You see, one of the many advantages to the luxurious reporter lifestyle — besides the liveried footmen in the lunchroom and the complimentary limo rides to the restroom — is that people want to send you products.
Although I usually delete these product pitches, some seem too unusual to ignore. In this case, I opted to test some new, extremely fancy cookies for dogs. Because, let's face it, few animals are as discriminating as one that will happily eat a fossilized hot dog that rolled under the bushes two weeks ago during the family barbecue.
They contain human-grade ingredients like yogurt, honey, coconut oil and oat flour. They are made in the U.S. and free of preservatives, wheat or corn.
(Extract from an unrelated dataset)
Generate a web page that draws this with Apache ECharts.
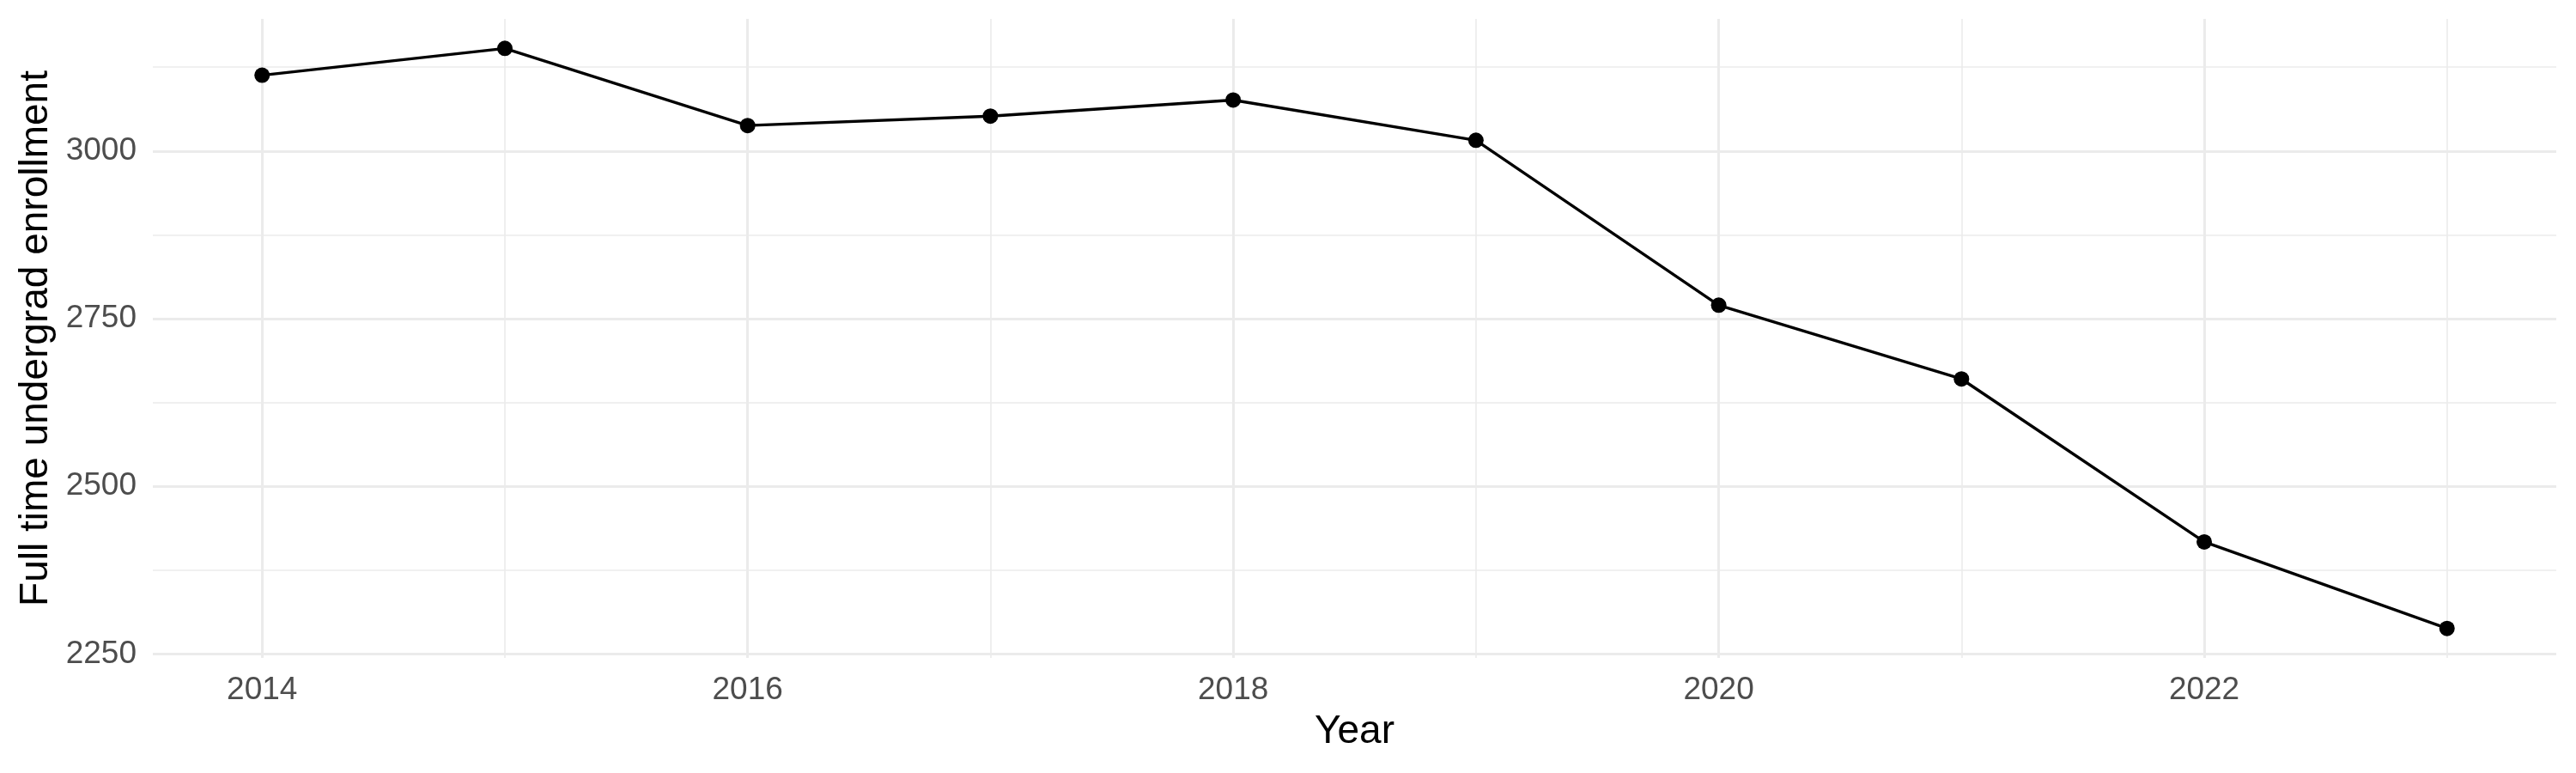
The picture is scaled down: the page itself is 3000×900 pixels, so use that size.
<!DOCTYPE html>
<html>
<head>
<meta charset="utf-8">
<script src="https://cdn.jsdelivr.net/npm/echarts@6/dist/echarts.min.js"></script>
<style>
html,body{margin:0;padding:0;background:#fff;}
#chart{width:3000px;height:900px;}
</style>
</head>
<body>
<div id="chart"></div>
<script>
const years = [2014, 2015, 2016, 2017, 2018, 2019, 2020, 2021, 2022, 2023];
const enrollment = [3113, 3153, 3038, 3052, 3076, 3016, 2770, 2660, 2417, 2288];
const xMajorTicks = [2014, 2016, 2018, 2020, 2022];
const xMinorTicks = [2015, 2017, 2019, 2021, 2023];
const yMajorTicks = [2250, 2500, 2750, 3000];
const yMinorTicks = [2375, 2625, 2875, 3125];
const xTitle = 'Year';
const yTitle = 'Full time undergrad enrollment';

const X_MIN = 2013.55, X_MAX = 2023.45;
const Y_MIN = 2244, Y_MAX = 3197;
const FONT = '"Liberation Sans", Arial, Helvetica, sans-serif';
const GRID = '#EBEBEB';

const chart = echarts.init(document.getElementById('chart'), null, {renderer: 'canvas'});
const option = {
  backgroundColor: '#ffffff',
  animation: false,
  grid: {left: 178, right: 23, top: 22, bottom: 134, containLabel: false},
  xAxis: [
    {
      type: 'value', min: X_MIN, max: X_MAX,
      name: xTitle, nameLocation: 'middle', nameGap: 63,
      nameTextStyle: {fontFamily: FONT, fontSize: 46, color: '#000'},
      axisLine: {show: false},
      axisTick: {show: false, customValues: xMajorTicks},
      axisLabel: {customValues: xMajorTicks, fontFamily: FONT, fontSize: 37, color: '#4D4D4D', margin: 19,
                  formatter: v => String(v)},
      splitLine: {show: true, lineStyle: {color: GRID, width: 3}}
    },
    {
      type: 'value', min: X_MIN, max: X_MAX, position: 'bottom',
      axisLine: {show: false},
      axisTick: {show: false, customValues: xMinorTicks},
      axisLabel: {show: false, customValues: xMinorTicks},
      splitLine: {show: true, lineStyle: {color: GRID, width: 1.6}}
    }
  ],
  yAxis: [
    {
      type: 'value', min: Y_MIN, max: Y_MAX,
      name: yTitle, nameLocation: 'middle', nameGap: 111, nameRotate: 90,
      nameTextStyle: {fontFamily: FONT, fontSize: 46, color: '#000'},
      axisLine: {show: false},
      axisTick: {show: false, customValues: yMajorTicks},
      axisLabel: {customValues: yMajorTicks, fontFamily: FONT, fontSize: 37, color: '#4D4D4D', margin: 19,
                  formatter: v => String(v)},
      splitLine: {show: true, lineStyle: {color: GRID, width: 3}}
    },
    {
      type: 'value', min: Y_MIN, max: Y_MAX, position: 'left',
      axisLine: {show: false},
      axisTick: {show: false, customValues: yMinorTicks},
      axisLabel: {show: false, customValues: yMinorTicks},
      splitLine: {show: true, lineStyle: {color: GRID, width: 1.6}}
    }
  ],
  series: [
    {
      type: 'line',
      xAxisIndex: 0, yAxisIndex: 0,
      data: years.map((y, i) => [y, enrollment[i]]),
      lineStyle: {color: '#000', width: 3.4},
      itemStyle: {color: '#000'},
      symbol: 'circle', symbolSize: 18,
      showAllSymbol: true,
      z: 5
    }
  ]
};
chart.setOption(option);
</script>
</body>
</html>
The cookies come in six fancy flavors: vanilla, mint, lavender, strawberry, rose and collagen. (Ahhh! Remember the good old days when you would come home from school and mom would pull a pan of hot, fresh-baked cookies out of the oven? "What kind are they?" you would ask. "You're in luck!" mom would yell. "They're collagen!")
The macarons arrive in cunning little white boxes with gold-stamped lettering and pastel labels. It's very posh and impressive — like getting dessert from Tiffany's.
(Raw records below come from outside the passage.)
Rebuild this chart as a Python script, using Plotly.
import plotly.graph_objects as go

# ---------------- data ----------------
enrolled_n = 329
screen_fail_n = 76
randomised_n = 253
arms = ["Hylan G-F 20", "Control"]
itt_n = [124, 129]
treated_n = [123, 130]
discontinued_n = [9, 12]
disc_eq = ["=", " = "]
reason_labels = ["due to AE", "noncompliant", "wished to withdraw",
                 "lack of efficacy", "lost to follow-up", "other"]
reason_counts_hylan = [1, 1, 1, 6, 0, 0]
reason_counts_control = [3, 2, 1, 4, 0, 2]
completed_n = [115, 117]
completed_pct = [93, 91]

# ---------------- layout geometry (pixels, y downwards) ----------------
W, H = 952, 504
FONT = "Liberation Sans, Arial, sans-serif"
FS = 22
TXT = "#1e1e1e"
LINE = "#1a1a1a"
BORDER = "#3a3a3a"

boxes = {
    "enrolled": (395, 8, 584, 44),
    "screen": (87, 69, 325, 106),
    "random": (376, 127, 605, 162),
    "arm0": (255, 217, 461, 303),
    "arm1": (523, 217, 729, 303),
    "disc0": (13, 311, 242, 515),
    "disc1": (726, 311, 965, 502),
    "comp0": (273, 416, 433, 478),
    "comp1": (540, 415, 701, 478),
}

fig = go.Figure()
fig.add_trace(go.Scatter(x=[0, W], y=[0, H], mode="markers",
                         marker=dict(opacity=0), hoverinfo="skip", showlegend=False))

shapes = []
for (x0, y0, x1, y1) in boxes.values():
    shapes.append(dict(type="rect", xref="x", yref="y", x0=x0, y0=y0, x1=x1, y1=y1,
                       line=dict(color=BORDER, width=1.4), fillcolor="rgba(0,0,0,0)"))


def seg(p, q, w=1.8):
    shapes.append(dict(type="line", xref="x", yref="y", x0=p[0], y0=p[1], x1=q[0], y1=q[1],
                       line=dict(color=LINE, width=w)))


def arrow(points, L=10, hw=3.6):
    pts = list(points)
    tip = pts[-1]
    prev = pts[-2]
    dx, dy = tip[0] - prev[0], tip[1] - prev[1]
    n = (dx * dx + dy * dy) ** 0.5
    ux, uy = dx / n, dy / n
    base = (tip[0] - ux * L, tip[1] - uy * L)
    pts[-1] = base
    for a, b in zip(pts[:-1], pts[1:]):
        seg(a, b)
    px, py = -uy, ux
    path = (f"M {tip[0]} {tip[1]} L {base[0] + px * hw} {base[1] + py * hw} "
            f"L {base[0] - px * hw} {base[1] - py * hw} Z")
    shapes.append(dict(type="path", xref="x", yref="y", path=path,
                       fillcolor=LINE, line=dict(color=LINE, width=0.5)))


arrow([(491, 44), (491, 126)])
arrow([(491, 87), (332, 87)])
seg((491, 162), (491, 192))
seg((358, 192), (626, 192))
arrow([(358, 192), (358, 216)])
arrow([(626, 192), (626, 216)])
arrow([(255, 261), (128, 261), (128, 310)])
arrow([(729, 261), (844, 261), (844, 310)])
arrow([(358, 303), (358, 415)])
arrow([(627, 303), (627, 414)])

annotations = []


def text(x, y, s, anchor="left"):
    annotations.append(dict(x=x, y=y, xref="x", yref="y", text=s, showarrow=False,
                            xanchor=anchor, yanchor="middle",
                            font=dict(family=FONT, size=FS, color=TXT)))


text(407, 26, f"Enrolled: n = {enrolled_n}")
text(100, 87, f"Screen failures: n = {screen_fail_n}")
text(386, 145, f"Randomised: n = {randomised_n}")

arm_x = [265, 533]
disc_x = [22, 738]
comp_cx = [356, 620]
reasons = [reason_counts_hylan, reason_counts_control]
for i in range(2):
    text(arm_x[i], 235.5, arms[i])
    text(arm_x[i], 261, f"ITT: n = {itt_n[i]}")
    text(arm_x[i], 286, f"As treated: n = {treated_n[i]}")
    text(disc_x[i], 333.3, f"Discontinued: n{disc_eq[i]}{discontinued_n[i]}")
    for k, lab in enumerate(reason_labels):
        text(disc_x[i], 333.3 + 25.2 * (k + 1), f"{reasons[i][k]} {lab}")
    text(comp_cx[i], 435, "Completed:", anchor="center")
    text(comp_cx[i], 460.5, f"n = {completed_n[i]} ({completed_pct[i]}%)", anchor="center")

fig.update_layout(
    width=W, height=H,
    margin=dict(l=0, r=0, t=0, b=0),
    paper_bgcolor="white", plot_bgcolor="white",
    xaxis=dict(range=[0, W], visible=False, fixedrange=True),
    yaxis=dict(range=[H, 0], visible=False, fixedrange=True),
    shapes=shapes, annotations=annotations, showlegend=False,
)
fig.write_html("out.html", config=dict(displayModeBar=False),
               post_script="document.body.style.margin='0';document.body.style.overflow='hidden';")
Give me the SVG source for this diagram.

And the cookies themselves are adorable: They look exactly like human macarons, with a thin layer of flavored, pastel-tinted cream sandwiched between the biscuits.
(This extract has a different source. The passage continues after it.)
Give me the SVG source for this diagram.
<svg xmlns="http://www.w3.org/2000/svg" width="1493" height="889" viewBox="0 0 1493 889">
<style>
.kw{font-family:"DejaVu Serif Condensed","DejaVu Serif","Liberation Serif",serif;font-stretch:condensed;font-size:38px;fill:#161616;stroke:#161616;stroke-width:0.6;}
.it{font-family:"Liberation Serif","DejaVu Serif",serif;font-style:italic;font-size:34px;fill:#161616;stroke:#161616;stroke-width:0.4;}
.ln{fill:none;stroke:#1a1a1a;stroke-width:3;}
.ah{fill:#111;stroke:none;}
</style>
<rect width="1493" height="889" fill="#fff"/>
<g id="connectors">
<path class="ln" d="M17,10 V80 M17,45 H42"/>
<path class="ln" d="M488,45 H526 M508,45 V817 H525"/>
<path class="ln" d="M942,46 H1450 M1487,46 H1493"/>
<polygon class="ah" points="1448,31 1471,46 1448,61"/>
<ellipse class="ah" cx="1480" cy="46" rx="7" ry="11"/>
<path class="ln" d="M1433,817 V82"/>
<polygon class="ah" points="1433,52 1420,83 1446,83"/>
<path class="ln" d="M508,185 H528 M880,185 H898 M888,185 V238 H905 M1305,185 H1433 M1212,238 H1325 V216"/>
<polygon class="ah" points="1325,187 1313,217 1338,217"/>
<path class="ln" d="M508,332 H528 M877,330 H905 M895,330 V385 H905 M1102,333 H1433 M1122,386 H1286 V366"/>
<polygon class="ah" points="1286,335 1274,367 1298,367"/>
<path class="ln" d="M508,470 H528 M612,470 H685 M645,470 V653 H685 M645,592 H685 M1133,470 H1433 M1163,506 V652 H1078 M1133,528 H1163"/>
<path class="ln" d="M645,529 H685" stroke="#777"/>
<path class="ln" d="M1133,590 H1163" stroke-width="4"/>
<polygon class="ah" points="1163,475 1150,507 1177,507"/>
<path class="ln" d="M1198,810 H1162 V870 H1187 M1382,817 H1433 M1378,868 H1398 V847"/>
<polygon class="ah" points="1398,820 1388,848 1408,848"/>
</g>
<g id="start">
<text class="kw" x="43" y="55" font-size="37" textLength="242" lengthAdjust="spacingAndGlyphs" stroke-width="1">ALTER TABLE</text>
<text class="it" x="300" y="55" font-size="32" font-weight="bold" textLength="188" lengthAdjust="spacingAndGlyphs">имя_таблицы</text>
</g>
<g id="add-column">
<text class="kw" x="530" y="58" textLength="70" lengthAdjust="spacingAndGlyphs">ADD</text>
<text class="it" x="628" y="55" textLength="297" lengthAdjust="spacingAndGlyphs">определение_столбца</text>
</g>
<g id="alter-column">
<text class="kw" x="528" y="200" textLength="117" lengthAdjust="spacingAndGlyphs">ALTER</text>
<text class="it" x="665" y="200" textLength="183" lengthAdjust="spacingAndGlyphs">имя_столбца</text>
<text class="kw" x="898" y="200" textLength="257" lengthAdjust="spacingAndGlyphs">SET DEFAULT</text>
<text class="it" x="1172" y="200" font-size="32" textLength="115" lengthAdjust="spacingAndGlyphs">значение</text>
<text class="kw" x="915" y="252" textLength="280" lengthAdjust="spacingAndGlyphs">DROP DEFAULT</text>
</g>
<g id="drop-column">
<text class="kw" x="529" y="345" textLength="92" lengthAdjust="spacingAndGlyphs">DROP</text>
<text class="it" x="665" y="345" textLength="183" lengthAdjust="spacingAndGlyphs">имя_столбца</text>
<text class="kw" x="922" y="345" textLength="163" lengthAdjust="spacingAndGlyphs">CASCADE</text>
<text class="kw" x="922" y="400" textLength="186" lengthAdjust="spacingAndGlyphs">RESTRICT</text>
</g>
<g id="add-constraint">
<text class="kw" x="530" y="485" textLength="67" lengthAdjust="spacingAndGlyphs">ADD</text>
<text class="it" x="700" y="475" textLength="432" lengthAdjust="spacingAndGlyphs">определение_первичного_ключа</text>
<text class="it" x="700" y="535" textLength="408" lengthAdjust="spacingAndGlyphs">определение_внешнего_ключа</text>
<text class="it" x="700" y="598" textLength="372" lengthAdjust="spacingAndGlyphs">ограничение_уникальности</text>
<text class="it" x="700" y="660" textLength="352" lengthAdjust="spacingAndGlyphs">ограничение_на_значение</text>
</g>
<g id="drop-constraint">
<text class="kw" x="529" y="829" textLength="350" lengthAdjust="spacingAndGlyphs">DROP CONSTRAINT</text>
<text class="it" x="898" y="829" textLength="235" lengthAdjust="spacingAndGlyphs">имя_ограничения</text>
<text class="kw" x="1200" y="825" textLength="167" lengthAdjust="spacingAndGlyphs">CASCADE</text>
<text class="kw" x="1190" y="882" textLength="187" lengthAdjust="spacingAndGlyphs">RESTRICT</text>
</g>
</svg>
Official taste-tester Wally seemed very intrigued by these cookies, and did a lot of sniffing and licking as he tried to find the best way to "eat prey, love." However, I couldn't get him to actually ingest one. Even if these cookies look like macarons, they are sandwiched in hard dog biscuits, not melt-in-your-muzzle meringue.
As per the company's promotional materials, I cut them up for my smaller dog. I twisted the cookie apart, Oreo-style, to reveal the flavored cream inside. Then I used a sharp kitchen knife to try to cut each half into quarters. Unfortunately, they were so hard that they shattered into cookie rubble.
As Wally was watching me suspiciously, I took one for the team and actually sampled a tiny piece of mint macaron. (Don't judge me! Human-grade ingredients!) They were surprisingly palatable — slightly sweet, mildly minty, yogurt-based "cream" on a hard cookie. They definitely took care of my doggie breath and made my coat nice and shiny.
Wally seemed much more interested in the crumbled cookies and ate a few pieces. I left them out all day and he grazed on them between meals. He never did finish the macarons, though. I honestly think the biscuits were too hard for him, as he's a 14-pound dog and not much of a chewer. However, a larger dog or an aggressive chewer — like an older, teething large-breed puppy — might really dig these.
I'm not as sure how many owners would like the price, which starts at $21.59 per box of six cookies. For that amount, you could buy a big box of Milk-Bones for your dog and a box of Walkers Shortbread for yourself.
But if you have a very posh dog with powerful jaws and a taste for rose-flavored snacks, you might want to give these mutt-friendly macarons a try. Find them at www.bonneetfilou.com.